TASK DESCRIPTION: Write out the data below exactly as given, without any of its pictures.

DATASET SECTION:
------------------------------

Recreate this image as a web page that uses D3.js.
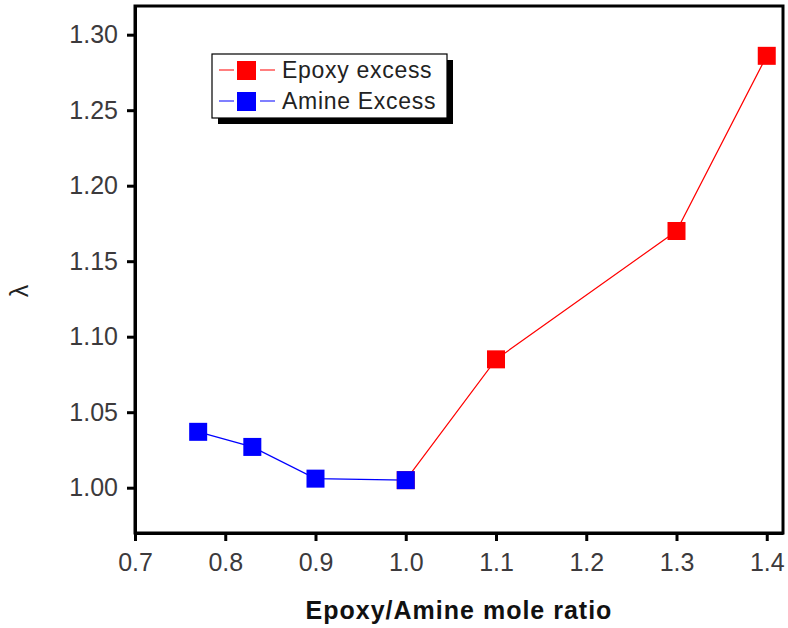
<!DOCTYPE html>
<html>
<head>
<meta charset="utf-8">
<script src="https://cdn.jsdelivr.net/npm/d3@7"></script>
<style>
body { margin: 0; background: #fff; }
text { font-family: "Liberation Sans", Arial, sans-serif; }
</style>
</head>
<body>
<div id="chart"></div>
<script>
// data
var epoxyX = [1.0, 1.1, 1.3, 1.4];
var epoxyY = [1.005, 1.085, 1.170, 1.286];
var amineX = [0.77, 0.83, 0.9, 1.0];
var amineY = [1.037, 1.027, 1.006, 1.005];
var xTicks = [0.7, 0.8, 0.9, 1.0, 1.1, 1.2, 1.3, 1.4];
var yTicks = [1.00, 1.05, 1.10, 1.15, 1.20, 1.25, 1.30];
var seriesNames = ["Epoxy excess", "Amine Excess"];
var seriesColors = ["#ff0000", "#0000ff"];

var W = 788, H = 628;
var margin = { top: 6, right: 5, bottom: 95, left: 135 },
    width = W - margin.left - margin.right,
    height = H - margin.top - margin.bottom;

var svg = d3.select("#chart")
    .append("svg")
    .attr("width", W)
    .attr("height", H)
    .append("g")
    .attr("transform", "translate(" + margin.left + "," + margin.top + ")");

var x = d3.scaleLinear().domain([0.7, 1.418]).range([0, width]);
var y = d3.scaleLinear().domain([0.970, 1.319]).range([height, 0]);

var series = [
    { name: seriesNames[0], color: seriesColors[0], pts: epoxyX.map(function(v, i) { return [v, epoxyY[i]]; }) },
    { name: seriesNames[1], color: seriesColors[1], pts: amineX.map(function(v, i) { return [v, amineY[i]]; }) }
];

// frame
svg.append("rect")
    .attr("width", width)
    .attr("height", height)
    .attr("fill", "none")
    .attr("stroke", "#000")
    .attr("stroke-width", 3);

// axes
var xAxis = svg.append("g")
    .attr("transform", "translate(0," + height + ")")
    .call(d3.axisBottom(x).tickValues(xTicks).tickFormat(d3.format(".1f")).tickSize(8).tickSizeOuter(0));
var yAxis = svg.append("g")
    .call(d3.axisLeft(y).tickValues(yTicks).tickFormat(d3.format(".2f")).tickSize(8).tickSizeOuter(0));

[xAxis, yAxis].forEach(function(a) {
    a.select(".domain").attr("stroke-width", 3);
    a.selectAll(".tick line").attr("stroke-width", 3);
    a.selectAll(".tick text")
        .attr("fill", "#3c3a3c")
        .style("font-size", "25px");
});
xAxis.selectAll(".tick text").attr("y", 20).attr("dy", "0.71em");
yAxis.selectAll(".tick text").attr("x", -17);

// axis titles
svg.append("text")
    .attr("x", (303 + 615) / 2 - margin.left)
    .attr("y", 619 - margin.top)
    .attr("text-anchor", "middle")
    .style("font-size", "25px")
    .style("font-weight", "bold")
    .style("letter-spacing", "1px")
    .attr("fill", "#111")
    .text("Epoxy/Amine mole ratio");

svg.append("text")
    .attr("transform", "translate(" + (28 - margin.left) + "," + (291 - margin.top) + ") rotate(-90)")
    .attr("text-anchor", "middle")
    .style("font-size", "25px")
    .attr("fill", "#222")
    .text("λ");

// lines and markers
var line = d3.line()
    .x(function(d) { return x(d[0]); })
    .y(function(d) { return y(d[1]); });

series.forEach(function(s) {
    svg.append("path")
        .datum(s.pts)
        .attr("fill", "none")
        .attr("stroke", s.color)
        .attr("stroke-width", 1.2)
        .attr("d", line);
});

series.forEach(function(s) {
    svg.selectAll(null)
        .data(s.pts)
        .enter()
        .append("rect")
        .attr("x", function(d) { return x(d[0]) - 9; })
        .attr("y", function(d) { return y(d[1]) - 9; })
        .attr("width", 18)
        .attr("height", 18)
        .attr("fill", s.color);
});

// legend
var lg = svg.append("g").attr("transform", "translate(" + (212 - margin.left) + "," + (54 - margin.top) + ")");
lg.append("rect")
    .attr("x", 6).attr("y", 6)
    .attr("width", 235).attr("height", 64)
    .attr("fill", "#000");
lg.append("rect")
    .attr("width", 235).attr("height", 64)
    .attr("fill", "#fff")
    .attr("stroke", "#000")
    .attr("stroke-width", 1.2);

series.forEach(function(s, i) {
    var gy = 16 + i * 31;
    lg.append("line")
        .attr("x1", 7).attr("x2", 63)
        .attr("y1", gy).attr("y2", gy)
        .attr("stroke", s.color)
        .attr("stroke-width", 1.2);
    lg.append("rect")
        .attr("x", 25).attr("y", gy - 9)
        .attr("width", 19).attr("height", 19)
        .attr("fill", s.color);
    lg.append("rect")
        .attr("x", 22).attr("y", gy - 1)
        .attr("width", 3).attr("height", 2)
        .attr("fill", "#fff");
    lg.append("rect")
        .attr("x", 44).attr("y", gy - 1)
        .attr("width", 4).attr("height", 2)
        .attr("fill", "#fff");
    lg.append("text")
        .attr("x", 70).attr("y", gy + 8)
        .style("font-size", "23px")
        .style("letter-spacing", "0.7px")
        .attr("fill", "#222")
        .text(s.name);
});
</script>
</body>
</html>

------------------------------

WORKED ANSWER:
Recreate this image as a web page that uses D3.js.
<!DOCTYPE html>
<html>
<head>
<meta charset="utf-8">
<script src="https://cdn.jsdelivr.net/npm/d3@7"></script>
<style>
body { margin: 0; background: #fff; }
text { font-family: "Liberation Sans", Arial, sans-serif; }
</style>
</head>
<body>
<div id="chart"></div>
<script>
// data
var epoxyX = [1.0, 1.1, 1.3, 1.4];
var epoxyY = [1.005, 1.085, 1.170, 1.286];
var amineX = [0.77, 0.83, 0.9, 1.0];
var amineY = [1.037, 1.027, 1.006, 1.005];
var xTicks = [0.7, 0.8, 0.9, 1.0, 1.1, 1.2, 1.3, 1.4];
var yTicks = [1.00, 1.05, 1.10, 1.15, 1.20, 1.25, 1.30];
var seriesNames = ["Epoxy excess", "Amine Excess"];
var seriesColors = ["#ff0000", "#0000ff"];

var W = 788, H = 628;
var margin = { top: 6, right: 5, bottom: 95, left: 135 },
    width = W - margin.left - margin.right,
    height = H - margin.top - margin.bottom;

var svg = d3.select("#chart")
    .append("svg")
    .attr("width", W)
    .attr("height", H)
    .append("g")
    .attr("transform", "translate(" + margin.left + "," + margin.top + ")");

var x = d3.scaleLinear().domain([0.7, 1.418]).range([0, width]);
var y = d3.scaleLinear().domain([0.970, 1.319]).range([height, 0]);

var series = [
    { name: seriesNames[0], color: seriesColors[0], pts: epoxyX.map(function(v, i) { return [v, epoxyY[i]]; }) },
    { name: seriesNames[1], color: seriesColors[1], pts: amineX.map(function(v, i) { return [v, amineY[i]]; }) }
];

// frame
svg.append("rect")
    .attr("width", width)
    .attr("height", height)
    .attr("fill", "none")
    .attr("stroke", "#000")
    .attr("stroke-width", 3);

// axes
var xAxis = svg.append("g")
    .attr("transform", "translate(0," + height + ")")
    .call(d3.axisBottom(x).tickValues(xTicks).tickFormat(d3.format(".1f")).tickSize(8).tickSizeOuter(0));
var yAxis = svg.append("g")
    .call(d3.axisLeft(y).tickValues(yTicks).tickFormat(d3.format(".2f")).tickSize(8).tickSizeOuter(0));

[xAxis, yAxis].forEach(function(a) {
    a.select(".domain").attr("stroke-width", 3);
    a.selectAll(".tick line").attr("stroke-width", 3);
    a.selectAll(".tick text")
        .attr("fill", "#3c3a3c")
        .style("font-size", "25px");
});
xAxis.selectAll(".tick text").attr("y", 20).attr("dy", "0.71em");
yAxis.selectAll(".tick text").attr("x", -17);

// axis titles
svg.append("text")
    .attr("x", (303 + 615) / 2 - margin.left)
    .attr("y", 619 - margin.top)
    .attr("text-anchor", "middle")
    .style("font-size", "25px")
    .style("font-weight", "bold")
    .style("letter-spacing", "1px")
    .attr("fill", "#111")
    .text("Epoxy/Amine mole ratio");

svg.append("text")
    .attr("transform", "translate(" + (28 - margin.left) + "," + (291 - margin.top) + ") rotate(-90)")
    .attr("text-anchor", "middle")
    .style("font-size", "25px")
    .attr("fill", "#222")
    .text("λ");

// lines and markers
var line = d3.line()
    .x(function(d) { return x(d[0]); })
    .y(function(d) { return y(d[1]); });

series.forEach(function(s) {
    svg.append("path")
        .datum(s.pts)
        .attr("fill", "none")
        .attr("stroke", s.color)
        .attr("stroke-width", 1.2)
        .attr("d", line);
});

series.forEach(function(s) {
    svg.selectAll(null)
        .data(s.pts)
        .enter()
        .append("rect")
        .attr("x", function(d) { return x(d[0]) - 9; })
        .attr("y", function(d) { return y(d[1]) - 9; })
        .attr("width", 18)
        .attr("height", 18)
        .attr("fill", s.color);
});

// legend
var lg = svg.append("g").attr("transform", "translate(" + (212 - margin.left) + "," + (54 - margin.top) + ")");
lg.append("rect")
    .attr("x", 6).attr("y", 6)
    .attr("width", 235).attr("height", 64)
    .attr("fill", "#000");
lg.append("rect")
    .attr("width", 235).attr("height", 64)
    .attr("fill", "#fff")
    .attr("stroke", "#000")
    .attr("stroke-width", 1.2);

series.forEach(function(s, i) {
    var gy = 16 + i * 31;
    lg.append("line")
        .attr("x1", 7).attr("x2", 63)
        .attr("y1", gy).attr("y2", gy)
        .attr("stroke", s.color)
        .attr("stroke-width", 1.2);
    lg.append("rect")
        .attr("x", 25).attr("y", gy - 9)
        .attr("width", 19).attr("height", 19)
        .attr("fill", s.color);
    lg.append("rect")
        .attr("x", 22).attr("y", gy - 1)
        .attr("width", 3).attr("height", 2)
        .attr("fill", "#fff");
    lg.append("rect")
        .attr("x", 44).attr("y", gy - 1)
        .attr("width", 4).attr("height", 2)
        .attr("fill", "#fff");
    lg.append("text")
        .attr("x", 70).attr("y", gy + 8)
        .style("font-size", "23px")
        .style("letter-spacing", "0.7px")
        .attr("fill", "#222")
        .text(s.name);
});
</script>
</body>
</html>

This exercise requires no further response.